**What is expected**
From the listing below, select every line where the word "React" appears.

----

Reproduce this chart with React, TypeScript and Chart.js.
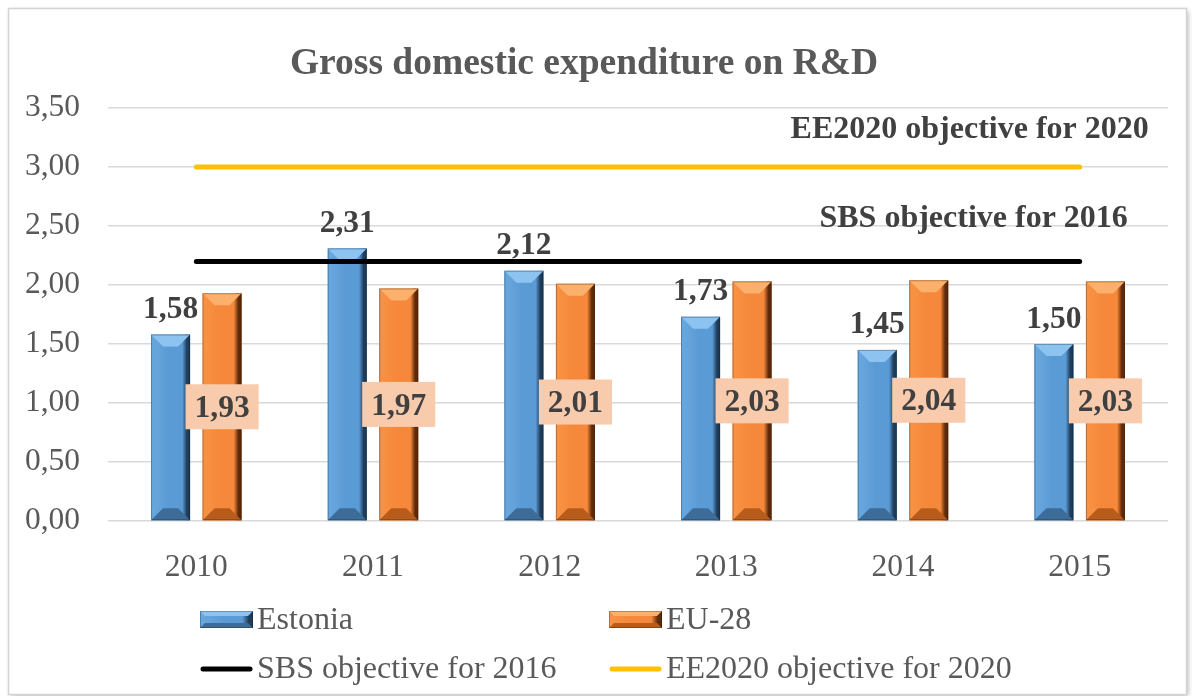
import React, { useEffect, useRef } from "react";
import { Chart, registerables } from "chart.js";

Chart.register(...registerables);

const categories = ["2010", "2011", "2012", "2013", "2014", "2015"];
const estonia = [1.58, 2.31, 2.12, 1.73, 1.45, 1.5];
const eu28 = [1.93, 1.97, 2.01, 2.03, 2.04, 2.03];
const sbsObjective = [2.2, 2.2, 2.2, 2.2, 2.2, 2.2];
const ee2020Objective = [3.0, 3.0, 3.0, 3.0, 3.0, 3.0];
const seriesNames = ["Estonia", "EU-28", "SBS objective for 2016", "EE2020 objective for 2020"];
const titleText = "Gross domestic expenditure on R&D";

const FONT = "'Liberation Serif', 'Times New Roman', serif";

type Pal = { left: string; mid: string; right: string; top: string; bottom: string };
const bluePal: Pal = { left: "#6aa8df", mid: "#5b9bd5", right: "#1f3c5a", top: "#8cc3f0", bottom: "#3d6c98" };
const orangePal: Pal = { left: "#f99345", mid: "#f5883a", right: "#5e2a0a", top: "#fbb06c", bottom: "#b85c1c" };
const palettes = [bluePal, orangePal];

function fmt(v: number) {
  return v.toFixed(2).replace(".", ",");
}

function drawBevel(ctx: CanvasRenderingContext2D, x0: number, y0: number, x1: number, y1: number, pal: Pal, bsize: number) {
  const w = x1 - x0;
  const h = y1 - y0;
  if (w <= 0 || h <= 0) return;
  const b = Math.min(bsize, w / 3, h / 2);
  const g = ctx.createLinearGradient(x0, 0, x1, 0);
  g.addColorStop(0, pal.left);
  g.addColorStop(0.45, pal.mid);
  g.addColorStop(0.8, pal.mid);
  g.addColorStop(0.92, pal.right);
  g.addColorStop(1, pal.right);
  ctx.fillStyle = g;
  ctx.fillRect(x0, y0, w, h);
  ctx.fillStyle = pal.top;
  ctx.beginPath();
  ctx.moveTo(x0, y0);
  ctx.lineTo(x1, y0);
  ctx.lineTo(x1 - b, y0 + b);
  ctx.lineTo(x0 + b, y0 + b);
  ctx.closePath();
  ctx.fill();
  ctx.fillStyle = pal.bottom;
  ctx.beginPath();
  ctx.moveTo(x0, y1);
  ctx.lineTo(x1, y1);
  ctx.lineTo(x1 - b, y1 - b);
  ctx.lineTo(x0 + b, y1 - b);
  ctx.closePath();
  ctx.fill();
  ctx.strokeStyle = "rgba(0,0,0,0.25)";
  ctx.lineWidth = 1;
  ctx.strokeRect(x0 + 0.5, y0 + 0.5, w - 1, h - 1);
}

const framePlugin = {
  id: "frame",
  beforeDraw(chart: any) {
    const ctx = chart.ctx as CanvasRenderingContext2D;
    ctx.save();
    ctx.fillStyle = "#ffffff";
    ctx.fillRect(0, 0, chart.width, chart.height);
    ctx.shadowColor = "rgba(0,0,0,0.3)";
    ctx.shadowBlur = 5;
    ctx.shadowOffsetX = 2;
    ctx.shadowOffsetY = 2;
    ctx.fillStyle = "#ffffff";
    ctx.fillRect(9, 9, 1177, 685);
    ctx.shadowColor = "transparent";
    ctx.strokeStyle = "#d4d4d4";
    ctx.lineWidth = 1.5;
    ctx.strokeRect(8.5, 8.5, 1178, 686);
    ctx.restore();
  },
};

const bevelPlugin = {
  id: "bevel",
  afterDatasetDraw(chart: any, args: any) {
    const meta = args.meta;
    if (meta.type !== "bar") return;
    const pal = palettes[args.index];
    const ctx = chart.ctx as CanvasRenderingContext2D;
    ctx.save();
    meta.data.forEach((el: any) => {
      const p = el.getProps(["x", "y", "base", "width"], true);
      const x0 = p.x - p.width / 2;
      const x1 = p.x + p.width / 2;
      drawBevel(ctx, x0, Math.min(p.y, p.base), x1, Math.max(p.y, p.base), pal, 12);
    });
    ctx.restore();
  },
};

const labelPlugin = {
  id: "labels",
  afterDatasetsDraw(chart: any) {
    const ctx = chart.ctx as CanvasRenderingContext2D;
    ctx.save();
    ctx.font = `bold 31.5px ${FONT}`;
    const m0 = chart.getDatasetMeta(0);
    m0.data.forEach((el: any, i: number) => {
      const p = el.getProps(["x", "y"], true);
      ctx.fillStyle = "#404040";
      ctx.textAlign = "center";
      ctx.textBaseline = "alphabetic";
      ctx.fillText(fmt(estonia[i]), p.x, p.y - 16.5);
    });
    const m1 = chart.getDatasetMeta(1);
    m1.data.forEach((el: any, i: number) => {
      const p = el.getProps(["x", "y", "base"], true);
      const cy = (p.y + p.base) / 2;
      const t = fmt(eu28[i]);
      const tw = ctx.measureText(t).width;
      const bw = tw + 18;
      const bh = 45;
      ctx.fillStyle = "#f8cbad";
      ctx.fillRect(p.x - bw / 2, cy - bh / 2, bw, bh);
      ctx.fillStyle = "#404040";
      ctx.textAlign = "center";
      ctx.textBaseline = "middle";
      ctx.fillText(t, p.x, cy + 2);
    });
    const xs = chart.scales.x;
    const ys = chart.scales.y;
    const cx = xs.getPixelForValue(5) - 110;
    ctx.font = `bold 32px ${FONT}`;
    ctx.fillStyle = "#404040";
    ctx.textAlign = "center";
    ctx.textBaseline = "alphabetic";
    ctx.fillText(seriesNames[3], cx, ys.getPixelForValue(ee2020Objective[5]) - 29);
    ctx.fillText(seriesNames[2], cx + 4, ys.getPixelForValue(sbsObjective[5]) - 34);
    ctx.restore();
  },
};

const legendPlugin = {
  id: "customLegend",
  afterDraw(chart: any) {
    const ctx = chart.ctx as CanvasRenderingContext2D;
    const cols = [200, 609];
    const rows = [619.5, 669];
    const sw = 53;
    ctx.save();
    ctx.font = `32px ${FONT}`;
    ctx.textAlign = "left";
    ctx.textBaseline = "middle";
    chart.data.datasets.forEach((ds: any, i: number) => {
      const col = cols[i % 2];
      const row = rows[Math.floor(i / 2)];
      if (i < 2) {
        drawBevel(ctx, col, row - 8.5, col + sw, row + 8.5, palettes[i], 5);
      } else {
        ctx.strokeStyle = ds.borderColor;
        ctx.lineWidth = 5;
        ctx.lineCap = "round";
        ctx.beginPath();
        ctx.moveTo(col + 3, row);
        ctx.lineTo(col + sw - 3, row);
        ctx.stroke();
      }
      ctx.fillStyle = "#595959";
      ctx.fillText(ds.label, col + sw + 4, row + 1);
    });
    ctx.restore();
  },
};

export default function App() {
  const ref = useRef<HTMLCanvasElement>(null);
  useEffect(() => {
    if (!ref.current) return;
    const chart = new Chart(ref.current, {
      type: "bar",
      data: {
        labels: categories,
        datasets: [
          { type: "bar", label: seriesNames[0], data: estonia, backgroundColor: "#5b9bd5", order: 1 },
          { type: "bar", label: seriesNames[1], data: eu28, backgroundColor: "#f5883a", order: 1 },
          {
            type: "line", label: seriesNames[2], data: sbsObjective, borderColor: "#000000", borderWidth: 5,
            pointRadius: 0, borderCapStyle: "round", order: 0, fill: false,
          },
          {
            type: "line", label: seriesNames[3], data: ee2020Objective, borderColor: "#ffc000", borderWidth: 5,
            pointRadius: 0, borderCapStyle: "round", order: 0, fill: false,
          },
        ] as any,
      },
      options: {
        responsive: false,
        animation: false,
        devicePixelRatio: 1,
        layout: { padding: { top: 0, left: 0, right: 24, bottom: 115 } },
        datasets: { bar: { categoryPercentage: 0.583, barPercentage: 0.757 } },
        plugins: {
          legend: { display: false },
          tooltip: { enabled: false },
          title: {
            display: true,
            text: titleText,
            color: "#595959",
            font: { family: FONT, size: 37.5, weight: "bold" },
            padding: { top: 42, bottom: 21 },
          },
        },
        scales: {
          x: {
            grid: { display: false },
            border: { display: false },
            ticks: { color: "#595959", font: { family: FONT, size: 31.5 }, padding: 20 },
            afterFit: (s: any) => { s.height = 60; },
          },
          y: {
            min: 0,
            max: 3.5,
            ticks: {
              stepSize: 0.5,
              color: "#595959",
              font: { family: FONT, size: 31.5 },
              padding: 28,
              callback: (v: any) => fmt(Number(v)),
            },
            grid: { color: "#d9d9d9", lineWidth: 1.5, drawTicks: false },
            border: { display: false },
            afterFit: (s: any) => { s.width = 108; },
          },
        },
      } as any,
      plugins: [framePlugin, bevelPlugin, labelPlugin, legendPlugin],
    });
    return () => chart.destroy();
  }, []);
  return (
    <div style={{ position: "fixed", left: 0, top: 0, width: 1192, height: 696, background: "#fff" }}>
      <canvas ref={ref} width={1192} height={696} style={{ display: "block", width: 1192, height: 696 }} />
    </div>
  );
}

----

**The response**
Reproduce this chart with React, TypeScript and Chart.js.
import React, { useEffect, useRef } from "react";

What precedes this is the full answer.